» **INPUT**

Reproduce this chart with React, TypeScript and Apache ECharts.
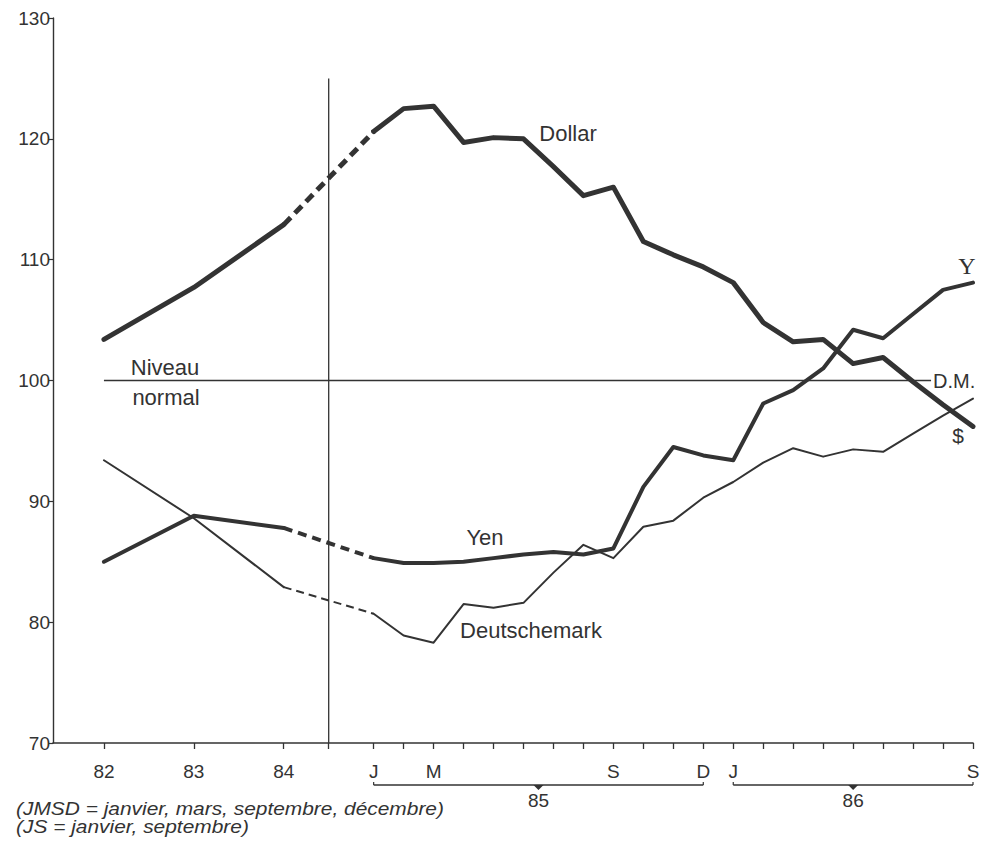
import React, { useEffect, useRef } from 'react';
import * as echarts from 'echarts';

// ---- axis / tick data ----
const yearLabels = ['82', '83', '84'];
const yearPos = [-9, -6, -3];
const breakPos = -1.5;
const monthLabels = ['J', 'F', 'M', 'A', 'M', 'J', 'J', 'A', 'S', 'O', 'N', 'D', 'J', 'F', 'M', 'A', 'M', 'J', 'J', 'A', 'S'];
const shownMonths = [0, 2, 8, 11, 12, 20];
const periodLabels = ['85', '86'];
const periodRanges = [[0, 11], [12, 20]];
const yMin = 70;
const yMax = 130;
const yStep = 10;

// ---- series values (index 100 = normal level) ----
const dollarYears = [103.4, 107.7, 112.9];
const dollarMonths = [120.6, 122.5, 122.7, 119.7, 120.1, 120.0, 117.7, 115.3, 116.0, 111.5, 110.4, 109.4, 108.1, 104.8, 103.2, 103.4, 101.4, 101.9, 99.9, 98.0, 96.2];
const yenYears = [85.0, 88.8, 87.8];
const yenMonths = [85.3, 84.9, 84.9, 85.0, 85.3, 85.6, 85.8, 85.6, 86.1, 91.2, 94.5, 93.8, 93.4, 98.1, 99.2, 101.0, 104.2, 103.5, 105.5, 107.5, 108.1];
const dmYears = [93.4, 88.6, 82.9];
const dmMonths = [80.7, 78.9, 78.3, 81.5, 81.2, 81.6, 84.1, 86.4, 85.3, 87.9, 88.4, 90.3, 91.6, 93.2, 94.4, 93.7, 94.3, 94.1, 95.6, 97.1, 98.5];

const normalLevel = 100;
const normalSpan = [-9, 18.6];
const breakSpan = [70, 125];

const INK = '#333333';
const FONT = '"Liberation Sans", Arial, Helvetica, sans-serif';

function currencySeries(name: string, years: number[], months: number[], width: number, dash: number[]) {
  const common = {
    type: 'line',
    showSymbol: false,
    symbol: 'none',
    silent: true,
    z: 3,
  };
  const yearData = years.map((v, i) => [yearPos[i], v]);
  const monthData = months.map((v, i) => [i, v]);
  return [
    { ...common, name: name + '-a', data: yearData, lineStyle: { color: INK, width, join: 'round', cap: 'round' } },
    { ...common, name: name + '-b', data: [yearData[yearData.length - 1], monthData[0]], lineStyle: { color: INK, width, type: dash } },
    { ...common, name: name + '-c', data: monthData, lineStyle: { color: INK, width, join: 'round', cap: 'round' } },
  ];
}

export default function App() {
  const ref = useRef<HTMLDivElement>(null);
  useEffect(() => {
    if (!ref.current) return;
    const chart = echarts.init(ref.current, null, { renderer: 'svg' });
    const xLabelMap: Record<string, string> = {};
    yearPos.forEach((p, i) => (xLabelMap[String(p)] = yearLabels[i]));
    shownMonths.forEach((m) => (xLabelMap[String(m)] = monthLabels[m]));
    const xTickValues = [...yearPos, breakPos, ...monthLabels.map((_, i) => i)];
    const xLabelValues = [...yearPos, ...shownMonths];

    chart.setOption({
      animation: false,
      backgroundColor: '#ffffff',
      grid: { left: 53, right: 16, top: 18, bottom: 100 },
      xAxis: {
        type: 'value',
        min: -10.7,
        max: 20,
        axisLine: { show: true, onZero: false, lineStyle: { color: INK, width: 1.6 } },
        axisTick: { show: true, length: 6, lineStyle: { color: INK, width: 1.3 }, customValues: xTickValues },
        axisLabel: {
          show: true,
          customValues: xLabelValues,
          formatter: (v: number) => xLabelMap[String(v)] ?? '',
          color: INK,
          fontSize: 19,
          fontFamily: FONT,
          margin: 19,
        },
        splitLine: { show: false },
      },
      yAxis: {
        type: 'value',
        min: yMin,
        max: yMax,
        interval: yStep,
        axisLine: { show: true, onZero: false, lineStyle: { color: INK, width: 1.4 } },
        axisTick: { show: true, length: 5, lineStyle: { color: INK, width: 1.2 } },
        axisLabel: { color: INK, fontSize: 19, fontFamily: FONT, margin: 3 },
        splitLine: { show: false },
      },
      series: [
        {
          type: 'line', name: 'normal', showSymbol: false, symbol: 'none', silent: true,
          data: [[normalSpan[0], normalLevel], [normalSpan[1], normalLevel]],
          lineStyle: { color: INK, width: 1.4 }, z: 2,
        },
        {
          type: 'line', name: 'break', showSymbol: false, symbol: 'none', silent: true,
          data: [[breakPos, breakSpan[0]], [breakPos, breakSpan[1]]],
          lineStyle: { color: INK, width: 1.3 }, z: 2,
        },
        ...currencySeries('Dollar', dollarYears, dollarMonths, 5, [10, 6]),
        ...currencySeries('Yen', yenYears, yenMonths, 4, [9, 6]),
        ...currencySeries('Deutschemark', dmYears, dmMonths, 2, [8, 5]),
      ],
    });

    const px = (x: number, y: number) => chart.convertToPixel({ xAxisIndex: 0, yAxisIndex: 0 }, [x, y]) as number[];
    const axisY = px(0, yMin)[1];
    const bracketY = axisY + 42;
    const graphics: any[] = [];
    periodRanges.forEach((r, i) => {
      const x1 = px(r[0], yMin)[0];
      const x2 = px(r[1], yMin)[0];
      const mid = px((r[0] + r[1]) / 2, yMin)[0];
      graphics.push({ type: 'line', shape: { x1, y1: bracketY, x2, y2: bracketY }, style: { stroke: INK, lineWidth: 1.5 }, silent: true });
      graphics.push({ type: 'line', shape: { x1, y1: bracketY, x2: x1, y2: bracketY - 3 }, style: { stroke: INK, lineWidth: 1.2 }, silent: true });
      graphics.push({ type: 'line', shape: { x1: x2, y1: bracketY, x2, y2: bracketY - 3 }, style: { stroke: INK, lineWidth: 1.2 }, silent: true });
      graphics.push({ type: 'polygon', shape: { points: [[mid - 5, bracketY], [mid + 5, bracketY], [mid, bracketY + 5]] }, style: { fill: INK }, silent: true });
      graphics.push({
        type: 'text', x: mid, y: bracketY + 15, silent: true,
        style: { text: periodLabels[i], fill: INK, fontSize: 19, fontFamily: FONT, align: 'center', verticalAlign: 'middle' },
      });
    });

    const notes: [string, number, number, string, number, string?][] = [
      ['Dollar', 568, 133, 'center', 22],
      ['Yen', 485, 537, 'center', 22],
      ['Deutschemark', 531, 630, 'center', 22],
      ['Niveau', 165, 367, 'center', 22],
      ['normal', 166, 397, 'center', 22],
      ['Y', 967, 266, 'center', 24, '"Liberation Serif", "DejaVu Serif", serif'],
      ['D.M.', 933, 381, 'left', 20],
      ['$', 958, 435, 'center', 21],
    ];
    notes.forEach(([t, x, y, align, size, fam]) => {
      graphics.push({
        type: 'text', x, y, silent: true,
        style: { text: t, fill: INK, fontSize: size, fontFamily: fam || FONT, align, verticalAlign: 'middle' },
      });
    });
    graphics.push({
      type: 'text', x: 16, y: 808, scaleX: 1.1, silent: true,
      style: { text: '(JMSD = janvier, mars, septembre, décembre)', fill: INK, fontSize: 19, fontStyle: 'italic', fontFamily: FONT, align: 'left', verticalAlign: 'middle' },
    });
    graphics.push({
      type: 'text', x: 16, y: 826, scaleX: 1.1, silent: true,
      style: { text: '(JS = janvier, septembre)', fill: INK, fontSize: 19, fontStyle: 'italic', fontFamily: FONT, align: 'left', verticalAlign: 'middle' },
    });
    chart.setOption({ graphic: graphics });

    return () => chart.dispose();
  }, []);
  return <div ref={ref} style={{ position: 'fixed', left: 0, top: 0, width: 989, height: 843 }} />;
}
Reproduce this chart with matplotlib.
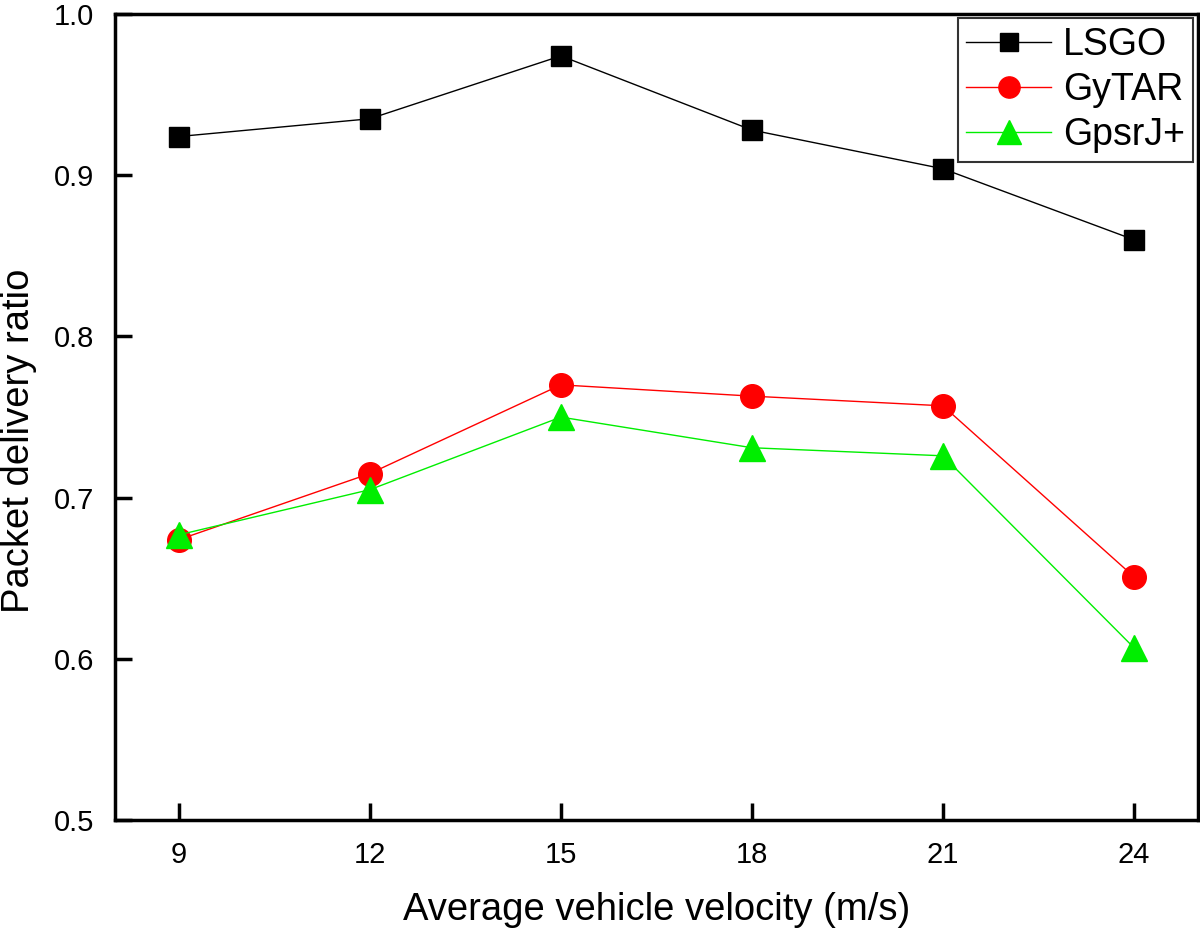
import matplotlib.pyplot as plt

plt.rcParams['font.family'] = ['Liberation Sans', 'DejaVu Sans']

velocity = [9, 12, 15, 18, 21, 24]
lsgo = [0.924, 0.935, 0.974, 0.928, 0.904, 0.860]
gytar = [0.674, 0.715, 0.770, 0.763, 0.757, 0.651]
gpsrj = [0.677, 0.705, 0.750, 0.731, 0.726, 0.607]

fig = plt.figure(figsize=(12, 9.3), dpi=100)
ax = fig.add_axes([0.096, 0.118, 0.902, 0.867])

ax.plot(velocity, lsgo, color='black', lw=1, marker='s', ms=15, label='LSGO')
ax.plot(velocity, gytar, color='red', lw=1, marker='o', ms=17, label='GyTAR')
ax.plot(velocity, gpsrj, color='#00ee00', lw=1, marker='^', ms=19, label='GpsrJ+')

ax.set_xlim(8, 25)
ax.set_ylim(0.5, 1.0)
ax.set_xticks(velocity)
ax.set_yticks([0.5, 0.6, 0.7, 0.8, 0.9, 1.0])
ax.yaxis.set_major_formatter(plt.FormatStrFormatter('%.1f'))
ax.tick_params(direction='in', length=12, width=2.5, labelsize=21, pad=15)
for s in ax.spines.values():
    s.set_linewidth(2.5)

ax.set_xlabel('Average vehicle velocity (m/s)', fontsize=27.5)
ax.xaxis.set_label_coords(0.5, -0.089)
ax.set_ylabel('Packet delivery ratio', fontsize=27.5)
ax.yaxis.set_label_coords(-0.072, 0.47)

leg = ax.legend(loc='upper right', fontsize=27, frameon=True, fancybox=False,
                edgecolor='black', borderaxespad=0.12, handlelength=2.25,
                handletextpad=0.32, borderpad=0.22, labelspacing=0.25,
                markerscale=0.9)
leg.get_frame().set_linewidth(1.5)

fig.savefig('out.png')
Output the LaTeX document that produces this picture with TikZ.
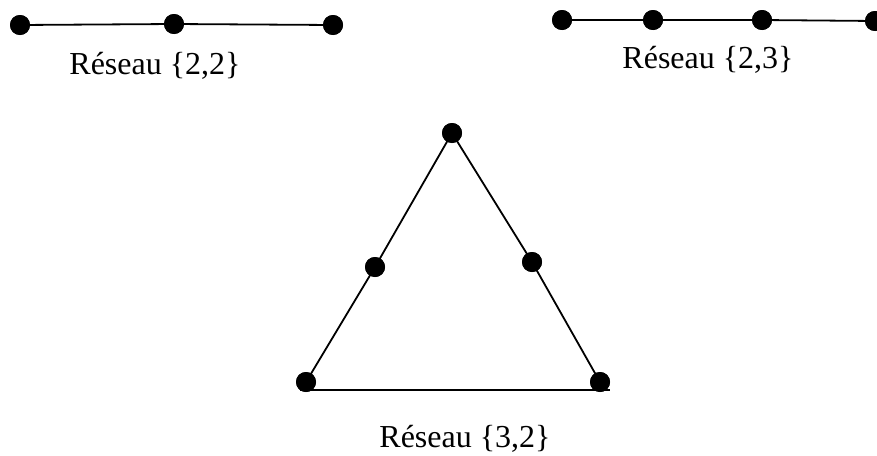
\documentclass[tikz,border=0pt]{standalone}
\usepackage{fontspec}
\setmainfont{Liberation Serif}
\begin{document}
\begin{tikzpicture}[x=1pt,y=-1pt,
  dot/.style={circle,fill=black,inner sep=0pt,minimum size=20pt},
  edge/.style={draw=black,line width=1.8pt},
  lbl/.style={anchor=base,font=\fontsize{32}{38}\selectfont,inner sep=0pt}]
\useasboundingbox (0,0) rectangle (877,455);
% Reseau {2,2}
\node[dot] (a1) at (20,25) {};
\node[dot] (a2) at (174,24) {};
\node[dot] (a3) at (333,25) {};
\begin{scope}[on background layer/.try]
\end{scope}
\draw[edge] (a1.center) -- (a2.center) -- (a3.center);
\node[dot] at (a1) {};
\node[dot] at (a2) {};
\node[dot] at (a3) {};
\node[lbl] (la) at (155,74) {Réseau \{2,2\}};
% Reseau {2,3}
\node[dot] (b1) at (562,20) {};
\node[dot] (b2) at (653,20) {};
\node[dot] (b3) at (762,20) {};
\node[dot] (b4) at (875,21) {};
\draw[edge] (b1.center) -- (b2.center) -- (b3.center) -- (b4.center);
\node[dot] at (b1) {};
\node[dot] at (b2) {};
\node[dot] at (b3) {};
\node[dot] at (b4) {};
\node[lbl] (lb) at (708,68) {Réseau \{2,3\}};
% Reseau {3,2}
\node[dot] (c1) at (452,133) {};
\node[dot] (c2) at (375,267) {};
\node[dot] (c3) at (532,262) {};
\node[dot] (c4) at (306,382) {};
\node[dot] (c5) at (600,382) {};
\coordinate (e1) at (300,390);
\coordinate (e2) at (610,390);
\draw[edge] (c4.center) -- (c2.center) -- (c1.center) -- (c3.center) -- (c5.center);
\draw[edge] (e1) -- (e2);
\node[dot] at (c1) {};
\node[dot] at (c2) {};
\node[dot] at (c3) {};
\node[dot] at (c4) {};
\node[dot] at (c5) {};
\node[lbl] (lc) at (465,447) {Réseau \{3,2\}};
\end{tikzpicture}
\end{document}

» **AIM OF THE EXERCISE**
Copy exactly the lines running from the beginning of the listing through the line that has "Arial, Helvetica, sans-serif';". Drop the pictures.

» **SOLUTION TO THE EXERCISE**
Reproduce this chart with React, TypeScript and Apache ECharts.
import React, { useEffect, useRef } from 'react';
import * as echarts from 'echarts';

// ---- axis / tick data ----
const yearLabels = ['82', '83', '84'];
const yearPos = [-9, -6, -3];
const breakPos = -1.5;
const monthLabels = ['J', 'F', 'M', 'A', 'M', 'J', 'J', 'A', 'S', 'O', 'N', 'D', 'J', 'F', 'M', 'A', 'M', 'J', 'J', 'A', 'S'];
const shownMonths = [0, 2, 8, 11, 12, 20];
const periodLabels = ['85', '86'];
const periodRanges = [[0, 11], [12, 20]];
const yMin = 70;
const yMax = 130;
const yStep = 10;

// ---- series values (index 100 = normal level) ----
const dollarYears = [103.4, 107.7, 112.9];
const dollarMonths = [120.6, 122.5, 122.7, 119.7, 120.1, 120.0, 117.7, 115.3, 116.0, 111.5, 110.4, 109.4, 108.1, 104.8, 103.2, 103.4, 101.4, 101.9, 99.9, 98.0, 96.2];
const yenYears = [85.0, 88.8, 87.8];
const yenMonths = [85.3, 84.9, 84.9, 85.0, 85.3, 85.6, 85.8, 85.6, 86.1, 91.2, 94.5, 93.8, 93.4, 98.1, 99.2, 101.0, 104.2, 103.5, 105.5, 107.5, 108.1];
const dmYears = [93.4, 88.6, 82.9];
const dmMonths = [80.7, 78.9, 78.3, 81.5, 81.2, 81.6, 84.1, 86.4, 85.3, 87.9, 88.4, 90.3, 91.6, 93.2, 94.4, 93.7, 94.3, 94.1, 95.6, 97.1, 98.5];

const normalLevel = 100;
const normalSpan = [-9, 18.6];
const breakSpan = [70, 125];

const INK = '#333333';
const FONT = '"Liberation Sans", Arial, Helvetica, sans-serif';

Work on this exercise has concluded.